We slid up on a fairly large paddy that was just loaded with runt yellowtail. Everyone dropped a line in and they instantly fish on for 22 anglers. Yellowtail (eight to twelve pounds) flying over the rail. It’s not uncommon to catch 50-60 fish on a single stop.
Well, I was taking one of my runt yellowtails to my bag and once I placed it in the bag and pinned another bait on, I turned around and saw a three-foot mako shark on the deck. I looked up and my buddy had caught it while reeling in small yellowtail. We looked at the tail of the yellowtail and it was just ripped to shreds. The mako held on all the way up to the boat deck.
The mako was released.”
A 30-Pound What?!
“I was mangrove snapper fishing in Key Largo and we pulled up to this patch reef that was loaded. It was Yellowtail and mangrove snapper galore. We were about to leave, but we each wanted to catch one more. I kept catching these godawful grunts that were way bigger than any I had seen before while my buddies were pulling in grouper and snapper. We were fishing 8-pound mono with a 12-pound fluorocarbon leader. To all the fishing guys out there, this is important.
I was reeling in my last fish, no idea what it was, but I knew it was small.

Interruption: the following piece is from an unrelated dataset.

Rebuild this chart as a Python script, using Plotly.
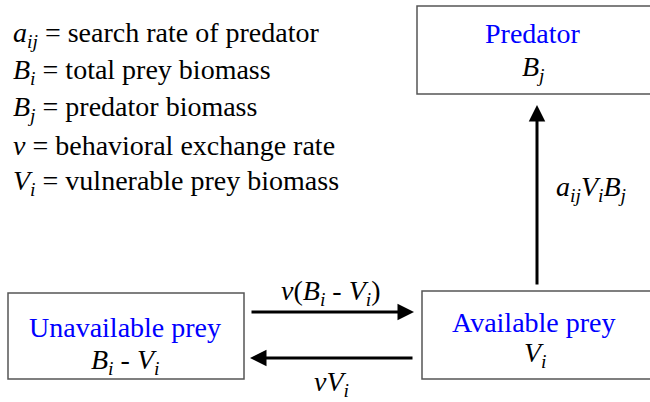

Then all of a sudden, the line screamed off the tiny spinning reel.
I said to my friend, ‘Hey, I got something else on here!’
He didn’t understand that it was something big and said, ‘Yea, whatever.’
But when he came over and saw my reel, he dropped his rod and we began chasing the fish. The line could snap easily on a big fish with a line that light and no steel leader, especially if it was a toothy fish. So after a minute or so of being unable to tighten the drag, the fish jumped, and it was a 30-pound barracuda. It had swallowed whatever snapper I had on my line at the beginning.
I really wanted to catch it. So we ended up chasing it and boating it after like 15 minutes. Since the hook was right in the corner of the mouth, its teeth didn’t cut the line. That was a fun day. Not sure if I broke any line class record or not, probably not though. Still, it was an amazing accomplishment.”
“I Went White”
“I once caught the tail part of a dead, rotting dolphin. I was six years old and my uncle told me it was a ‘special fish’ and that we should let it go back into the ocean. He took the line off me and released the decomposing hunk of flesh back into the sea. A couple of years later, I was told what I’d actually caught. I went white and nearly threw up.
Once when I went vacationed on an island, I heard how a teenage islander had gone out kayaking in a storm and had gone missing. We were there on holiday at the time and there was a massive search party out looking for him.
Now, the islands were an archipelago around a sort of basin. This fisherman was out in the middle of the basin about a week and a half after this kid went missing. He saw this weird scum on the top of the water near his boat and went to take a look. He put his line down just out of habit and it snagged on something. The water was kind of murky so he couldn’t see much until he’d dragged up his line. It was this kid’s body. Now, the ocean does weird things to a corpse, especially after that amount of time.
The family ended up having to identify the kid’s body by his tattoos.”